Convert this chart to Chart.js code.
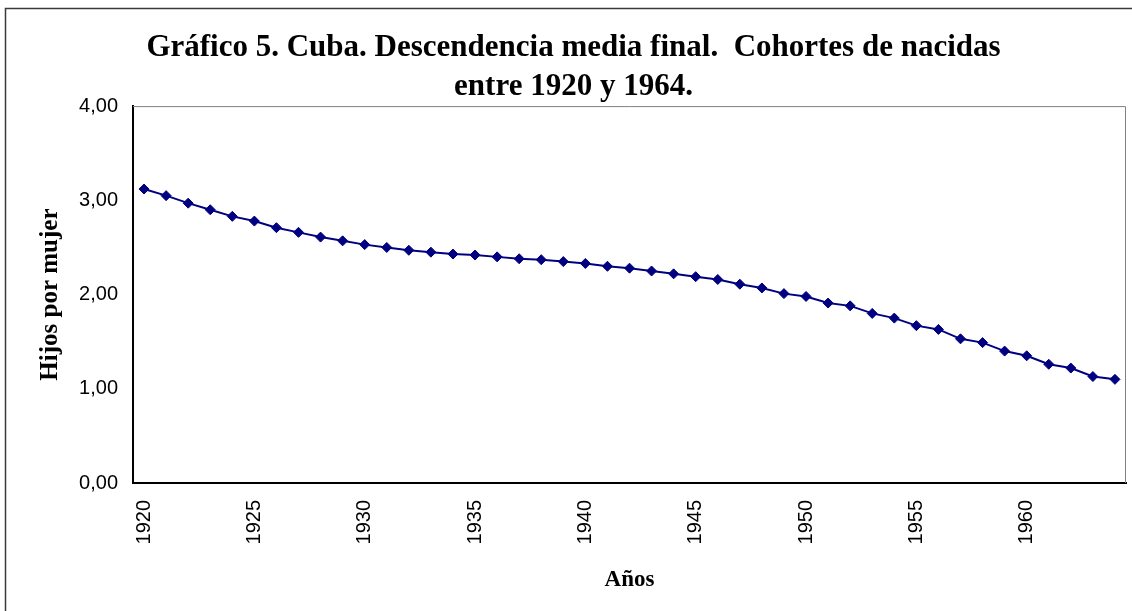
<!DOCTYPE html>
<html lang="es">
<head>
<meta charset="utf-8">
<title>Gráfico 5. Cuba. Descendencia media final</title>
<script src="https://cdn.jsdelivr.net/npm/chart.js@4.4.1/dist/chart.umd.min.js"></script>
<style>
  html, body { margin: 0; padding: 0; background: #fff; }
  #wrap { width: 1132px; height: 611px; position: relative; }
</style>
</head>
<body>
<div id="wrap"><canvas id="grafico" width="1132" height="611"></canvas></div>
<script>
// Cohortes de nacidas, 1920–1964
const years = [
  1920, 1921, 1922, 1923, 1924, 1925, 1926, 1927, 1928, 1929,
  1930, 1931, 1932, 1933, 1934, 1935, 1936, 1937, 1938, 1939,
  1940, 1941, 1942, 1943, 1944, 1945, 1946, 1947, 1948, 1949,
  1950, 1951, 1952, 1953, 1954, 1955, 1956, 1957, 1958, 1959,
  1960, 1961, 1962, 1963, 1964
];

// Descendencia media final (hijos por mujer)
const hijosPorMujer = [
  3.12, 3.05, 2.97, 2.90, 2.83, 2.78, 2.71, 2.66, 2.61, 2.57,
  2.53, 2.50, 2.47, 2.45, 2.43, 2.42, 2.40, 2.38, 2.37, 2.35,
  2.33, 2.30, 2.28, 2.25, 2.22, 2.19, 2.16, 2.11, 2.07, 2.01,
  1.98, 1.91, 1.88, 1.80, 1.75, 1.67, 1.63, 1.53, 1.49, 1.40,
  1.35, 1.26, 1.22, 1.13, 1.10
];

// Only every fifth cohort gets a label on the x axis
const labelledYears = [1920, 1925, 1930, 1935, 1940, 1945, 1950, 1955, 1960];
const yTicks = [0, 1, 2, 3, 4];

const titleLines = [
  'Gráfico 5. Cuba. Descendencia media final.  Cohortes de nacidas',
  'entre 1920 y 1964.'
];

Chart.defaults.color = '#000';

// White background, outer frame and the light top/right edges of the plot box
const framePlugin = {
  id: 'frame',
  beforeDraw(chart) {
    const ctx = chart.ctx;
    ctx.save();
    ctx.fillStyle = '#fff';
    ctx.fillRect(0, 0, chart.width, chart.height);
    ctx.strokeStyle = '#3a3a3a';
    ctx.lineWidth = 1.5;
    ctx.beginPath();
    ctx.moveTo(5.5, chart.height + 5);
    ctx.lineTo(5.5, 8.5);
    ctx.lineTo(chart.width + 5, 8.5);
    ctx.stroke();
    ctx.restore();
  },
  afterDatasetsDraw(chart) {
    const {ctx, chartArea: a} = chart;
    ctx.save();
    ctx.strokeStyle = '#808080';
    ctx.lineWidth = 1;
    ctx.beginPath();
    ctx.moveTo(a.left, a.top + 0.5);
    ctx.lineTo(a.right - 0.5, a.top + 0.5);
    ctx.lineTo(a.right - 0.5, a.bottom);
    ctx.stroke();
    ctx.restore();
  }
};

new Chart(document.getElementById('grafico'), {
  type: 'line',
  data: {
    labels: years,
    datasets: [{
      label: 'Descendencia media final',
      data: hijosPorMujer,
      borderColor: '#000080',
      backgroundColor: '#000080',
      borderWidth: 2,
      pointStyle: 'rectRot',
      pointRadius: 5,
      pointHoverRadius: 5,
      pointBorderWidth: 1,
      pointBackgroundColor: '#000080',
      pointBorderColor: '#000080',
      tension: 0,
      fill: false
    }]
  },
  options: {
    responsive: false,
    animation: false,
    events: [],
    layout: { padding: { left: 19, right: 4, top: 0, bottom: 0 } },
    plugins: {
      legend: { display: false },
      tooltip: { enabled: false },
      title: {
        display: true,
        text: titleLines,
        color: '#000',
        font: { family: 'Liberation Serif', size: 31, weight: 'bold', lineHeight: 1.26 },
        padding: { top: 28, bottom: 0 }
      }
    },
    scales: {
      x: {
        type: 'category',
        offset: true,
        grid: { display: false, drawTicks: false },
        border: { display: true, color: '#000', width: 2 },
        ticks: {
          autoSkip: false,
          minRotation: 90,
          maxRotation: 90,
          padding: 17,
          font: { family: 'Liberation Sans', size: 20 },
          callback(value, index) {
            const y = years[index];
            return labelledYears.includes(y) ? String(y) : '';
          }
        },
        title: {
          display: true,
          text: 'Años',
          font: { family: 'Liberation Serif', size: 23, weight: 'bold', lineHeight: 1.2 },
          padding: { top: 0, bottom: 17 }
        },
        afterFit(scale) {
          scale.height = 128;
          scale.paddingLeft = 0;
          scale.paddingRight = 0;
        }
      },
      y: {
        min: 0,
        max: 4,
        grid: { display: false, drawTicks: false },
        border: { display: true, color: '#000', width: 2 },
        afterBuildTicks(scale) {
          scale.ticks = yTicks.map(v => ({ value: v }));
        },
        ticks: {
          padding: 15,
          font: { family: 'Liberation Sans', size: 20 },
          callback(value) {
            return value.toFixed(2).replace('.', ',');
          }
        },
        title: {
          display: true,
          text: 'Hijos por mujer',
          font: { family: 'Liberation Serif', size: 25, weight: 'bold', lineHeight: 1.2 },
          padding: { top: 17, bottom: 0 }
        },
        afterFit(scale) { scale.width = 114; }
      }
    }
  },
  plugins: [framePlugin]
});
</script>
</body>
</html>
________________________
**What to work on**: Give the material again exactly as it is, but keep the pictures out.

**Solved exercise**:
Convert this chart to Chart.js code.
<!DOCTYPE html>
<html lang="es">
<head>
<meta charset="utf-8">
<title>Gráfico 5. Cuba. Descendencia media final</title>
<script src="https://cdn.jsdelivr.net/npm/chart.js@4.4.1/dist/chart.umd.min.js"></script>
<style>
  html, body { margin: 0; padding: 0; background: #fff; }
  #wrap { width: 1132px; height: 611px; position: relative; }
</style>
</head>
<body>
<div id="wrap"><canvas id="grafico" width="1132" height="611"></canvas></div>
<script>
// Cohortes de nacidas, 1920–1964
const years = [
  1920, 1921, 1922, 1923, 1924, 1925, 1926, 1927, 1928, 1929,
  1930, 1931, 1932, 1933, 1934, 1935, 1936, 1937, 1938, 1939,
  1940, 1941, 1942, 1943, 1944, 1945, 1946, 1947, 1948, 1949,
  1950, 1951, 1952, 1953, 1954, 1955, 1956, 1957, 1958, 1959,
  1960, 1961, 1962, 1963, 1964
];

// Descendencia media final (hijos por mujer)
const hijosPorMujer = [
  3.12, 3.05, 2.97, 2.90, 2.83, 2.78, 2.71, 2.66, 2.61, 2.57,
  2.53, 2.50, 2.47, 2.45, 2.43, 2.42, 2.40, 2.38, 2.37, 2.35,
  2.33, 2.30, 2.28, 2.25, 2.22, 2.19, 2.16, 2.11, 2.07, 2.01,
  1.98, 1.91, 1.88, 1.80, 1.75, 1.67, 1.63, 1.53, 1.49, 1.40,
  1.35, 1.26, 1.22, 1.13, 1.10
];

// Only every fifth cohort gets a label on the x axis
const labelledYears = [1920, 1925, 1930, 1935, 1940, 1945, 1950, 1955, 1960];
const yTicks = [0, 1, 2, 3, 4];

const titleLines = [
  'Gráfico 5. Cuba. Descendencia media final.  Cohortes de nacidas',
  'entre 1920 y 1964.'
];

Chart.defaults.color = '#000';

// White background, outer frame and the light top/right edges of the plot box
const framePlugin = {
  id: 'frame',
  beforeDraw(chart) {
    const ctx = chart.ctx;
    ctx.save();
    ctx.fillStyle = '#fff';
    ctx.fillRect(0, 0, chart.width, chart.height);
    ctx.strokeStyle = '#3a3a3a';
    ctx.lineWidth = 1.5;
    ctx.beginPath();
    ctx.moveTo(5.5, chart.height + 5);
    ctx.lineTo(5.5, 8.5);
    ctx.lineTo(chart.width + 5, 8.5);
    ctx.stroke();
    ctx.restore();
  },
  afterDatasetsDraw(chart) {
    const {ctx, chartArea: a} = chart;
    ctx.save();
    ctx.strokeStyle = '#808080';
    ctx.lineWidth = 1;
    ctx.beginPath();
    ctx.moveTo(a.left, a.top + 0.5);
    ctx.lineTo(a.right - 0.5, a.top + 0.5);
    ctx.lineTo(a.right - 0.5, a.bottom);
    ctx.stroke();
    ctx.restore();
  }
};

new Chart(document.getElementById('grafico'), {
  type: 'line',
  data: {
    labels: years,
    datasets: [{
      label: 'Descendencia media final',
      data: hijosPorMujer,
      borderColor: '#000080',
      backgroundColor: '#000080',
      borderWidth: 2,
      pointStyle: 'rectRot',
      pointRadius: 5,
      pointHoverRadius: 5,
      pointBorderWidth: 1,
      pointBackgroundColor: '#000080',
      pointBorderColor: '#000080',
      tension: 0,
      fill: false
    }]
  },
  options: {
    responsive: false,
    animation: false,
    events: [],
    layout: { padding: { left: 19, right: 4, top: 0, bottom: 0 } },
    plugins: {
      legend: { display: false },
      tooltip: { enabled: false },
      title: {
        display: true,
        text: titleLines,
        color: '#000',
        font: { family: 'Liberation Serif', size: 31, weight: 'bold', lineHeight: 1.26 },
        padding: { top: 28, bottom: 0 }
      }
    },
    scales: {
      x: {
        type: 'category',
        offset: true,
        grid: { display: false, drawTicks: false },
        border: { display: true, color: '#000', width: 2 },
        ticks: {
          autoSkip: false,
          minRotation: 90,
          maxRotation: 90,
          padding: 17,
          font: { family: 'Liberation Sans', size: 20 },
          callback(value, index) {
            const y = years[index];
            return labelledYears.includes(y) ? String(y) : '';
          }
        },
        title: {
          display: true,
          text: 'Años',
          font: { family: 'Liberation Serif', size: 23, weight: 'bold', lineHeight: 1.2 },
          padding: { top: 0, bottom: 17 }
        },
        afterFit(scale) {
          scale.height = 128;
          scale.paddingLeft = 0;
          scale.paddingRight = 0;
        }
      },
      y: {
        min: 0,
        max: 4,
        grid: { display: false, drawTicks: false },
        border: { display: true, color: '#000', width: 2 },
        afterBuildTicks(scale) {
          scale.ticks = yTicks.map(v => ({ value: v }));
        },
        ticks: {
          padding: 15,
          font: { family: 'Liberation Sans', size: 20 },
          callback(value) {
            return value.toFixed(2).replace('.', ',');
          }
        },
        title: {
          display: true,
          text: 'Hijos por mujer',
          font: { family: 'Liberation Serif', size: 25, weight: 'bold', lineHeight: 1.2 },
          padding: { top: 17, bottom: 0 }
        },
        afterFit(scale) { scale.width = 114; }
      }
    }
  },
  plugins: [framePlugin]
});
</script>
</body>
</html>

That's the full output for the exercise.